If I were looking at the United States from the outside and wanted to degrade our power, I would invest less in aircraft carriers and more in talent to conduct virtual operations including running intelligence operations and manipulating financial and currency markets. We can significantly reduce our spending on military hardware, but we need to accelerate our efforts to understand threats that are unconstrained by geography or borders. The era of kinetic warfare is receding, and we cannot remain fixated on these hardware wars. Our enemies will not do us the favor of playing to our strength.
Former Secretary of Defense Robert Gates recently noted about our NATO allies lacked the will to contribute their share to NATO. At some level, they just don’t think it is worth it and have logged off. We need to rethink the value in NATO as well. Will NATO help us in the threats we face in the future? If Libya is an example, of the need for NATO, there will be much debate.
The problems we associate with Iran and China have not gotten any better over the last decade. Some use a potential Chinese military threat to scale our military requirements. But the problems with China are far from military. And Iran, to the extent we have had any success in thwarting its nuclear ambitions, it has been through financial tools and possibly cyber techniques.

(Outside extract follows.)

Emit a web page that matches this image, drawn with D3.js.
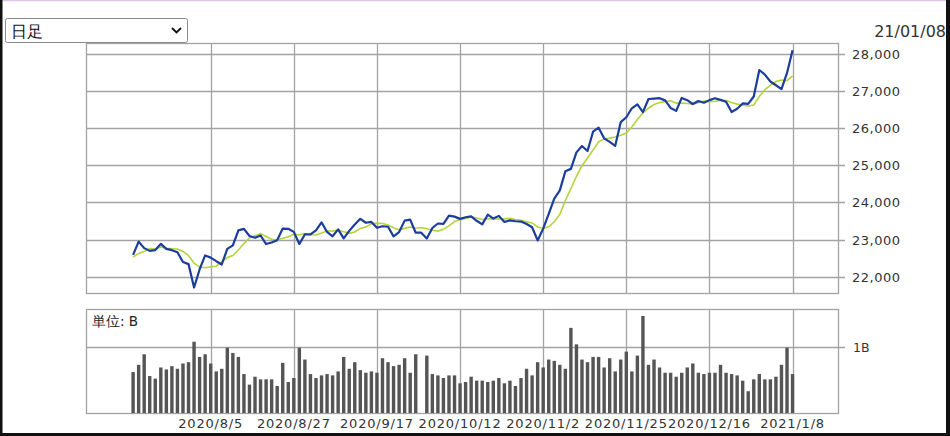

An early evaluation of these trends will be a real test of General Petraeus as he moves from running the wars in Afghanistan (and earlier Iraq) to running the CIA—the agency that is charged with understanding the dynamics and making assessments of the future in this region. To have the individual most highly invested in the recent costly war efforts move to the position responsible for objectively evaluating their results will be a challenge to credibility. It would be a strong individual indeed who could objectively consider the possibility that his decisions that cost so many lives and resources may have had no positive effect or, worse, even inhibited the positive trend the Arab Awakening that may have been lurking beneath the surface in any case.